Bewegte Zeiten am Teutoburger Wald
Haus Neuland feiert sein 75-jähriges Bestehen als Bildungsstätte. Die Bielefelder Einrichtung zählt zu den führenden Anbietern von politischer Jugend- und Erwachsenenbildung.
Bereits in den 1920er und 30er Jahren fanden in der Senne am Südhang des Teutoburger Waldes große Zeltlager für Kinder und Jugendliche im Sinne der Kinderfreundebewegung statt. Als Teil der „Sozialdemokratischen Familie“ sollte jungen Menschen dort Demokratie vermittelt werden. Damit war es während der Zeit des Nationalsozialismus vorbei, es können nur noch heimlich Treffen auf dem heutigen Gelände von dem heutigen Haus Neuland abgehalten werden, heißt es in einem Rückblick anlässlich des Jubiläums. Der Neustart kommt in der Nachkriegszeit. Am 26. Juni 1949 und damit wenige Wochen nach Inkrafttreten des Grundgesetzes, wurde das erste von heute vier Gebäuden eingeweiht.
In den Jahrzehnten nach der Gründung expandierte Haus Neuland und wurde zu einer wichtigen Institution der politischen Bildung in der jungen Bundesrepublik, heißt es von dem Tagungszentrum.
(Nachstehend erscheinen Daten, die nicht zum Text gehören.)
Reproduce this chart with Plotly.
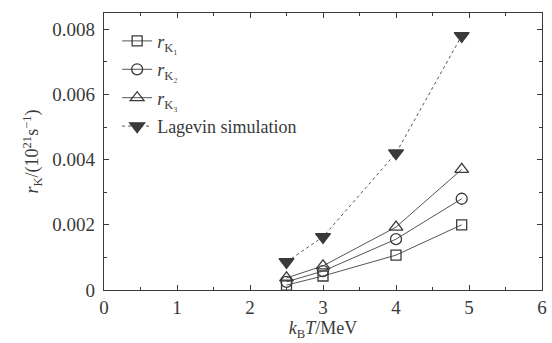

Politische Prominenz, Wissenschaftlerinnen und Wissenschaftler waren zu Gast, es wurde gefeiert und lange diskutiert, erinnern sich Zeitgenossen. In den 70er Jahren steht vor allem die Familienbildung im Mittelpunkt: Laut Willen der sozialdemokratischen Landesregierung sollten schon in der Familie demokratische Kommunikationsformen erprobt werden. „Wir haben Pott-Pädagogik gemacht“, erinnert sich der Unternehmensberater Helmut Schibilsky an seine Zeit als pädagogischer Mitarbeiter in Haus Neuland, „überall wo es einen Pott mit Fördermitteln gab, haben wir das passende pädagogische Angebot draufgesetzt“.
Schon früh wurde im Haus Neuland der interkulturelle Austausch gefördert. Uli Twelker, in den 70er Jahren dort der erste Zivildienstleistende, berichtet: „Viele wollten dieser ersten Generation an Gastarbeitern helfen, sich in die deutsche Gesellschaft zu integrieren. Statt Vorurteilen gab es eher ein freudiges Interesse am Gegenüber.“ Mit einer Erweiterung in den achtziger Jahren gewann Haus Neuland weitere Zielgruppen. Neben der Jugendbildung, die nach wie vor den Schwerpunkt der Arbeit darstellt, ergänzen Fortbildungen für Kita-Fachkräfte, Bildungsurlaube zu politischen Themen und Seminare zur Vorbereitung auf den Ruhestand heute das Programm. Jährlich werden dort etwa 300 Seminare und Workshops angeboten, rund 70 Beschäftigte sind dort tätig.
„Das Team von Neuland hat sich stets den gesellschaftlichen und politischen Herausforderungen der jeweiligen Zeit gestellt“, sagt Ina Nottebohm, seit 2006 Geschäftsführerin, und betont: „Haus Neuland wird auch in einer Gesellschaft, in der Vereinzelung und Verrohung zunehmen, immer ein Ort sein, an dem das Miteinander und der offene Austausch an erster Stelle stehen und jede Stimme den gleichen Wert hat“.